> _Given request_
Can you write out all the lines word for word, with no pictures?

* begin *

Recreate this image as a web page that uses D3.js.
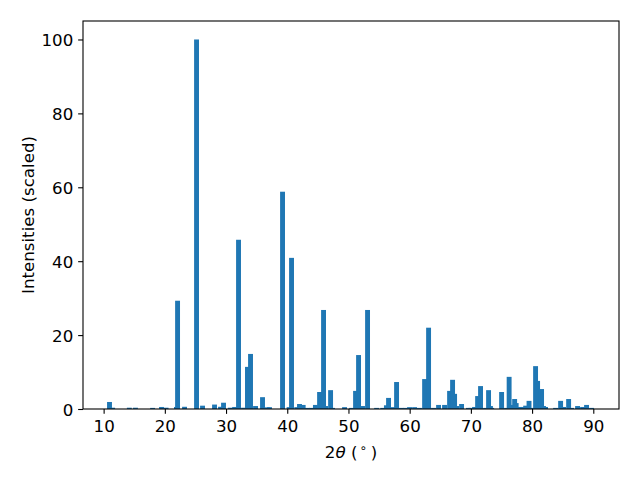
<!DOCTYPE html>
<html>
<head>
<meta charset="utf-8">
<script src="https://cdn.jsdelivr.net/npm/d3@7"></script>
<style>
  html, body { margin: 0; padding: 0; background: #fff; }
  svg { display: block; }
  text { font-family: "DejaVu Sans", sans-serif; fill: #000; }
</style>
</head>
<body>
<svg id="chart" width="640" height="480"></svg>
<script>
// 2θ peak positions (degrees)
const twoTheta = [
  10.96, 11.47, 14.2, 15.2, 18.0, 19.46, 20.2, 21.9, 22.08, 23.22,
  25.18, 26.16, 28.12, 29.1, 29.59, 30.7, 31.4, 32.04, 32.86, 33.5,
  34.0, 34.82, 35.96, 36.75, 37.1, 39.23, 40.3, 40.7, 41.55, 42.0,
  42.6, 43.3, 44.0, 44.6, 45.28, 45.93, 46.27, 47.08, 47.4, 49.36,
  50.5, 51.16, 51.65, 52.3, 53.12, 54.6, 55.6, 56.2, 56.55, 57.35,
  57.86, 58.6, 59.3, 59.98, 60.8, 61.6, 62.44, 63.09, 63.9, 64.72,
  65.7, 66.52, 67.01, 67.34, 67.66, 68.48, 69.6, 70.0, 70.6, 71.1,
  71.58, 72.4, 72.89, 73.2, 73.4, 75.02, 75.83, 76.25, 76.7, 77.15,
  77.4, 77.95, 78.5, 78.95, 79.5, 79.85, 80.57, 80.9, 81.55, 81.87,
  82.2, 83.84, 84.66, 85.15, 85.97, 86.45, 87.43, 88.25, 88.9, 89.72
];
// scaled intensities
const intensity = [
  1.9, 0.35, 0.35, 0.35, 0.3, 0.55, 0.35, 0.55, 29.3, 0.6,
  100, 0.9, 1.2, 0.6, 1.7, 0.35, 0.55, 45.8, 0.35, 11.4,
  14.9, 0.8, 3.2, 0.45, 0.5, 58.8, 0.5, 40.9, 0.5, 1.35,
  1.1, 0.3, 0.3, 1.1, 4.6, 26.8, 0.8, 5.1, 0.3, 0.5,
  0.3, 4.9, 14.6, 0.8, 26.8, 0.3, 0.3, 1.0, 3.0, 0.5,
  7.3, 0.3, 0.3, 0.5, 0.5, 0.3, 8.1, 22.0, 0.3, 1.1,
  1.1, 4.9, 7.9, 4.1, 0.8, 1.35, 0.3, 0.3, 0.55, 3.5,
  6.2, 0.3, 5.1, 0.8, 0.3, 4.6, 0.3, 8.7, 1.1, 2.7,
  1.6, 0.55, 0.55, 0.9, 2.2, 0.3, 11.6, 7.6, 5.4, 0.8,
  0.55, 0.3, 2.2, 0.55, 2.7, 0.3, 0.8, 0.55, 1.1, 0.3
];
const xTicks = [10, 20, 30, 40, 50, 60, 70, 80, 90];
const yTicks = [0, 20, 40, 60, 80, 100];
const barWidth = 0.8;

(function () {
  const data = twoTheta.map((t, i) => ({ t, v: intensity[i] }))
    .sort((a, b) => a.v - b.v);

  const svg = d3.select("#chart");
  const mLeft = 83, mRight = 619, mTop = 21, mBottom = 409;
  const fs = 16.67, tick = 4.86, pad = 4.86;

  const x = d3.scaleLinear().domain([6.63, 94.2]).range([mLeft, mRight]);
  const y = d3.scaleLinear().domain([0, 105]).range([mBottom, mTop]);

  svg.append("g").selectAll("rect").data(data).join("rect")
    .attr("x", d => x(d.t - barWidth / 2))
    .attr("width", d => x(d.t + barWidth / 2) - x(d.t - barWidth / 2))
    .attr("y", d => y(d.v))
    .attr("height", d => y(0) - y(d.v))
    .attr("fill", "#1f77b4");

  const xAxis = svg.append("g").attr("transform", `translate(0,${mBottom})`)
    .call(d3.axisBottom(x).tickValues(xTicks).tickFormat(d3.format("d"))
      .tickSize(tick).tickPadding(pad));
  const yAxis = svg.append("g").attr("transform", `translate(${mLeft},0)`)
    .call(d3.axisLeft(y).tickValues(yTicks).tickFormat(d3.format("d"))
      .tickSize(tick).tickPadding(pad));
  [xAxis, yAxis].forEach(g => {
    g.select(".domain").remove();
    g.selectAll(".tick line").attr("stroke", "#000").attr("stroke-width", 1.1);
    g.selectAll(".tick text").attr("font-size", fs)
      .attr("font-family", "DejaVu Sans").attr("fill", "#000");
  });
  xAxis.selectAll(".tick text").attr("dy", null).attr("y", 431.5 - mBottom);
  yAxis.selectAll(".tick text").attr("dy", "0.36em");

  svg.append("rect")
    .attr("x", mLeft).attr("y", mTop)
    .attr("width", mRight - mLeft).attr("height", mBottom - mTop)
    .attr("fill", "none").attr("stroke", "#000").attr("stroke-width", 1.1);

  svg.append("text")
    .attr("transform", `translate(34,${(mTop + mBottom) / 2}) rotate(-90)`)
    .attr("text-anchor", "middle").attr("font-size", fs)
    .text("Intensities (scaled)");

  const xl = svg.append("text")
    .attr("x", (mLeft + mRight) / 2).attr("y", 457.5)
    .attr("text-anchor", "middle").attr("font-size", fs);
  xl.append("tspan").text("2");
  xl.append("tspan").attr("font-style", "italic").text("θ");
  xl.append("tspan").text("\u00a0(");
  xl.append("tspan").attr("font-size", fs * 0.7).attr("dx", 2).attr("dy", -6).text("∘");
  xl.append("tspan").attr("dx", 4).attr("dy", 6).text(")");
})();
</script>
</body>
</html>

* end *

> _Written answer_
Recreate this image as a web page that uses D3.js.
<!DOCTYPE html>
<html>
<head>
<meta charset="utf-8">
<script src="https://cdn.jsdelivr.net/npm/d3@7"></script>
<style>
  html, body { margin: 0; padding: 0; background: #fff; }
  svg { display: block; }
  text { font-family: "DejaVu Sans", sans-serif; fill: #000; }
</style>
</head>
<body>
<svg id="chart" width="640" height="480"></svg>
<script>
// 2θ peak positions (degrees)
const twoTheta = [
  10.96, 11.47, 14.2, 15.2, 18.0, 19.46, 20.2, 21.9, 22.08, 23.22,
  25.18, 26.16, 28.12, 29.1, 29.59, 30.7, 31.4, 32.04, 32.86, 33.5,
  34.0, 34.82, 35.96, 36.75, 37.1, 39.23, 40.3, 40.7, 41.55, 42.0,
  42.6, 43.3, 44.0, 44.6, 45.28, 45.93, 46.27, 47.08, 47.4, 49.36,
  50.5, 51.16, 51.65, 52.3, 53.12, 54.6, 55.6, 56.2, 56.55, 57.35,
  57.86, 58.6, 59.3, 59.98, 60.8, 61.6, 62.44, 63.09, 63.9, 64.72,
  65.7, 66.52, 67.01, 67.34, 67.66, 68.48, 69.6, 70.0, 70.6, 71.1,
  71.58, 72.4, 72.89, 73.2, 73.4, 75.02, 75.83, 76.25, 76.7, 77.15,
  77.4, 77.95, 78.5, 78.95, 79.5, 79.85, 80.57, 80.9, 81.55, 81.87,
  82.2, 83.84, 84.66, 85.15, 85.97, 86.45, 87.43, 88.25, 88.9, 89.72
];
// scaled intensities
const intensity = [
  1.9, 0.35, 0.35, 0.35, 0.3, 0.55, 0.35, 0.55, 29.3, 0.6,
  100, 0.9, 1.2, 0.6, 1.7, 0.35, 0.55, 45.8, 0.35, 11.4,
  14.9, 0.8, 3.2, 0.45, 0.5, 58.8, 0.5, 40.9, 0.5, 1.35,
  1.1, 0.3, 0.3, 1.1, 4.6, 26.8, 0.8, 5.1, 0.3, 0.5,
  0.3, 4.9, 14.6, 0.8, 26.8, 0.3, 0.3, 1.0, 3.0, 0.5,
  7.3, 0.3, 0.3, 0.5, 0.5, 0.3, 8.1, 22.0, 0.3, 1.1,
  1.1, 4.9, 7.9, 4.1, 0.8, 1.35, 0.3, 0.3, 0.55, 3.5,
  6.2, 0.3, 5.1, 0.8, 0.3, 4.6, 0.3, 8.7, 1.1, 2.7,
  1.6, 0.55, 0.55, 0.9, 2.2, 0.3, 11.6, 7.6, 5.4, 0.8,
  0.55, 0.3, 2.2, 0.55, 2.7, 0.3, 0.8, 0.55, 1.1, 0.3
];
const xTicks = [10, 20, 30, 40, 50, 60, 70, 80, 90];
const yTicks = [0, 20, 40, 60, 80, 100];
const barWidth = 0.8;

(function () {
  const data = twoTheta.map((t, i) => ({ t, v: intensity[i] }))
    .sort((a, b) => a.v - b.v);

  const svg = d3.select("#chart");
  const mLeft = 83, mRight = 619, mTop = 21, mBottom = 409;
  const fs = 16.67, tick = 4.86, pad = 4.86;

  const x = d3.scaleLinear().domain([6.63, 94.2]).range([mLeft, mRight]);
  const y = d3.scaleLinear().domain([0, 105]).range([mBottom, mTop]);

  svg.append("g").selectAll("rect").data(data).join("rect")
    .attr("x", d => x(d.t - barWidth / 2))
    .attr("width", d => x(d.t + barWidth / 2) - x(d.t - barWidth / 2))
    .attr("y", d => y(d.v))
    .attr("height", d => y(0) - y(d.v))
    .attr("fill", "#1f77b4");

  const xAxis = svg.append("g").attr("transform", `translate(0,${mBottom})`)
    .call(d3.axisBottom(x).tickValues(xTicks).tickFormat(d3.format("d"))
      .tickSize(tick).tickPadding(pad));
  const yAxis = svg.append("g").attr("transform", `translate(${mLeft},0)`)
    .call(d3.axisLeft(y).tickValues(yTicks).tickFormat(d3.format("d"))
      .tickSize(tick).tickPadding(pad));
  [xAxis, yAxis].forEach(g => {
    g.select(".domain").remove();
    g.selectAll(".tick line").attr("stroke", "#000").attr("stroke-width", 1.1);
    g.selectAll(".tick text").attr("font-size", fs)
      .attr("font-family", "DejaVu Sans").attr("fill", "#000");
  });
  xAxis.selectAll(".tick text").attr("dy", null).attr("y", 431.5 - mBottom);
  yAxis.selectAll(".tick text").attr("dy", "0.36em");

  svg.append("rect")
    .attr("x", mLeft).attr("y", mTop)
    .attr("width", mRight - mLeft).attr("height", mBottom - mTop)
    .attr("fill", "none").attr("stroke", "#000").attr("stroke-width", 1.1);

  svg.append("text")
    .attr("transform", `translate(34,${(mTop + mBottom) / 2}) rotate(-90)`)
    .attr("text-anchor", "middle").attr("font-size", fs)
    .text("Intensities (scaled)");

  const xl = svg.append("text")
    .attr("x", (mLeft + mRight) / 2).attr("y", 457.5)
    .attr("text-anchor", "middle").attr("font-size", fs);
  xl.append("tspan").text("2");
  xl.append("tspan").attr("font-style", "italic").text("θ");
  xl.append("tspan").text("\u00a0(");
  xl.append("tspan").attr("font-size", fs * 0.7).attr("dx", 2).attr("dy", -6).text("∘");
  xl.append("tspan").attr("dx", 4).attr("dy", 6).text(")");
})();
</script>
</body>
</html>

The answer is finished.